**Directions**
Examine the entries and show every line in which the word "code" is found.

###

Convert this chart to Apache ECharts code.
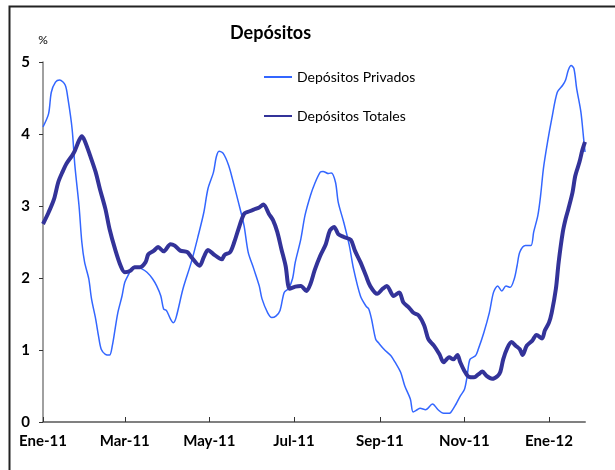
<!DOCTYPE html>
<html>
<head>
<meta charset="utf-8">
<title>Depósitos</title>
<script src="https://cdn.jsdelivr.net/npm/echarts@6/dist/echarts.min.js"></script>
<style>
  html, body { margin: 0; padding: 0; background: #fff; }
  #myChart { width: 615px; height: 470px; }
</style>
</head>
<body>
<div id="myChart"></div>
<script>
// meses en español para las etiquetas del eje X
var meses = ["Ene", "Feb", "Mar", "Abr", "May", "Jun", "Jul", "Ago", "Sep", "Oct", "Nov", "Dic"];
// número de días mostrados desde el 1 de enero de 2011
var totalDias = 392;
// [día, %]
var privados = [
  [0, 4.10], [4, 4.28], [6, 4.58], [9, 4.72], [12, 4.75], [16, 4.68], [18, 4.49], [21, 4.07],
  [23, 3.56], [26, 3.0], [28, 2.5], [30, 2.22], [33, 1.99], [35, 1.71], [38, 1.43], [40, 1.20],
  [42, 1.01], [45, 0.94], [48, 0.93], [50, 1.06], [52, 1.29], [54, 1.52], [57, 1.75], [59, 1.94],
  [62, 2.06], [64, 2.13], [68, 2.15], [71, 2.13], [75, 2.08], [79, 1.99], [82, 1.89], [85, 1.75],
  [87, 1.57], [89, 1.55], [92, 1.43], [94, 1.38], [96, 1.45], [101, 1.85], [107, 2.22], [112, 2.59],
  [116, 2.91], [119, 3.24], [123, 3.47], [125, 3.68], [127, 3.76], [130, 3.73], [134, 3.56], [137, 3.35],
  [141, 3.05], [145, 2.73], [148, 2.36], [152, 2.13], [156, 1.89], [158, 1.71], [162, 1.52], [165, 1.45],
  [168, 1.47], [171, 1.55], [174, 1.80], [177, 1.85], [180, 1.99], [182, 2.22], [186, 2.54], [189, 2.87],
  [193, 3.15], [196, 3.31], [200, 3.47], [202, 3.48], [206, 3.45], [208, 3.46], [211, 3.33], [213, 3.05],
  [217, 2.77], [221, 2.45], [224, 2.13], [229, 1.75], [233, 1.61], [235, 1.57], [237, 1.43], [240, 1.15],
  [242, 1.10], [246, 1.01], [251, 0.92], [254, 0.83], [258, 0.69], [261, 0.50], [265, 0.32], [267, 0.14],
  [270, 0.17], [272, 0.19], [276, 0.17], [281, 0.25], [285, 0.17], [289, 0.12], [292, 0.12], [294, 0.13],
  [298, 0.25], [301, 0.36], [304, 0.45], [306, 0.64], [308, 0.87], [312, 0.92], [314, 1.01], [318, 1.24],
  [322, 1.52], [325, 1.80], [328, 1.89], [331, 1.82], [334, 1.89], [337, 1.87], [340, 1.99], [342, 2.17],
  [344, 2.36], [348, 2.45], [352, 2.45], [354, 2.64], [357, 2.87], [359, 3.15], [361, 3.52], [364, 3.89],
  [367, 4.21], [371, 4.58], [375, 4.68], [377, 4.75], [379, 4.89], [381, 4.95], [383, 4.91], [385, 4.63],
  [388, 4.31], [390, 3.94], [391, 3.75]
];
var totales = [
  [0, 2.75], [4, 2.91], [8, 3.10], [11, 3.33], [14, 3.47], [17, 3.59], [21, 3.70], [23, 3.77],
  [26, 3.91], [28, 3.97], [30, 3.91], [34, 3.70], [38, 3.47], [41, 3.24], [45, 2.96], [48, 2.68],
  [52, 2.40], [56, 2.17], [59, 2.08], [63, 2.10], [66, 2.15], [70, 2.15], [74, 2.22], [76, 2.33],
  [80, 2.38], [83, 2.43], [87, 2.37], [92, 2.47], [95, 2.45], [99, 2.38], [104, 2.36], [107, 2.29],
  [113, 2.17], [116, 2.29], [119, 2.39], [123, 2.33], [129, 2.26], [131, 2.32], [135, 2.36], [138, 2.50],
  [141, 2.68], [145, 2.89], [148, 2.92], [152, 2.95], [156, 2.98], [159, 3.02], [163, 2.89], [166, 2.80],
  [169, 2.64], [172, 2.40], [175, 2.17], [178, 1.85], [182, 1.88], [186, 1.89], [190, 1.82], [193, 1.92],
  [196, 2.11], [200, 2.31], [204, 2.47], [207, 2.66], [210, 2.71], [213, 2.61], [217, 2.57], [222, 2.53],
  [225, 2.38], [229, 2.22], [233, 2.03], [236, 1.89], [241, 1.78], [245, 1.85], [248, 1.89], [253, 1.75],
  [257, 1.80], [260, 1.66], [264, 1.59], [267, 1.52], [271, 1.48], [275, 1.34], [278, 1.15], [282, 1.06],
  [286, 0.94], [289, 0.83], [293, 0.90], [296, 0.87], [299, 0.93], [301, 0.83], [304, 0.71], [307, 0.63],
  [311, 0.62], [314, 0.66], [317, 0.70], [320, 0.64], [324, 0.60], [328, 0.64], [330, 0.70], [332, 0.87],
  [335, 1.03], [338, 1.11], [341, 1.06], [344, 1.01], [346, 0.93], [349, 1.06], [353, 1.13], [356, 1.21],
  [360, 1.16], [362, 1.27], [365, 1.38], [367, 1.52], [370, 1.85], [372, 2.22], [375, 2.64], [377, 2.82],
  [379, 2.96], [382, 3.19], [384, 3.42], [387, 3.61], [389, 3.77], [391, 3.89]
];

// categorías diarias "2011-01-01" ...
var fechas = [];
for (var i = 0; i < totalDias; i++) {
  var d = new Date(Date.UTC(2011, 0, 1 + i));
  fechas.push(d.toISOString().slice(0, 10));
}
// marca solo el primer día de los meses impares (Ene, Mar, May...)
function esMarca(index, value) {
  var m = parseInt(value.slice(5, 7), 10) - 1;
  return value.slice(8, 10) === "01" && m % 2 === 0;
}

var fuente = "Lato, 'Open Sans', sans-serif";
var myChart = echarts.init(document.getElementById("myChart"));
myChart.setOption({
  animation: false,
  textStyle: { fontFamily: fuente },
  title: {
    text: "Depósitos",
    left: 230,
    top: 24,
    padding: 0,
    textStyle: { fontFamily: fuente, fontSize: 18, fontWeight: "bold", color: "#000" }
  },
  legend: {
    orient: "vertical",
    left: 263,
    top: 70,
    itemWidth: 28,
    itemHeight: 14,
    itemGap: 25,
    padding: 0,
    itemStyle: { opacity: 0 }, // solo la línea, sin círculo
    textStyle: { fontFamily: fuente, fontSize: 14, color: "#000" },
    data: ["Depósitos Privados", "Depósitos Totales"]
  },
  grid: { left: 43, right: 30, top: 62, bottom: 48 },
  xAxis: {
    type: "category",
    data: fechas,
    boundaryGap: false,
    axisLine: { lineStyle: { color: "#808080", width: 2 } },
    axisTick: { inside: true, length: 5, interval: esMarca, lineStyle: { color: "#333" } },
    axisLabel: {
      interval: esMarca,
      margin: 12,
      fontFamily: fuente,
      fontSize: 15,
      fontWeight: "bold",
      color: "#000",
      formatter: function (value) {
        return meses[parseInt(value.slice(5, 7), 10) - 1] + "-" + value.slice(2, 4);
      }
    },
    splitLine: { show: false }
  },
  yAxis: {
    type: "value",
    min: 0,
    max: 5,
    interval: 1,
    name: "%",
    nameGap: 16,
    nameTextStyle: { fontFamily: fuente, fontSize: 12, color: "#000", align: "center" },
    axisLine: { show: true, lineStyle: { color: "#808080", width: 1.5 } },
    axisTick: { show: true, length: 4, lineStyle: { color: "#333" } },
    axisLabel: { margin: 13, fontFamily: fuente, fontSize: 15, fontWeight: "bold", color: "#000" },
    splitLine: { show: false }
  },
  graphic: [{
    type: "rect",
    left: 7,
    top: 4,
    shape: { width: 700, height: 600 },
    style: { fill: null, stroke: "#222", lineWidth: 2 },
    silent: true
  }],
  series: [
    {
      name: "Depósitos Privados",
      type: "line",
      data: privados,
      smooth: 0.3,
      symbol: "none",
      lineStyle: { color: "#3366FF", width: 1.5 },
      itemStyle: { color: "#3366FF" }
    },
    {
      name: "Depósitos Totales",
      type: "line",
      data: totales,
      smooth: 0.3,
      symbol: "none",
      z: 3,
      lineStyle: { color: "#333399", width: 4 },
      itemStyle: { color: "#333399" }
    }
  ]
});
</script>
</body>
</html>
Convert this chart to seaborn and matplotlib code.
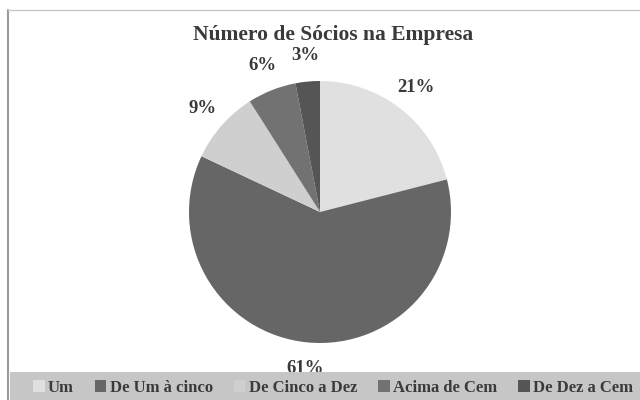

###

**Solution below**
Convert this chart to Apache ECharts code.
Convert this chart to seaborn and matplotlib code.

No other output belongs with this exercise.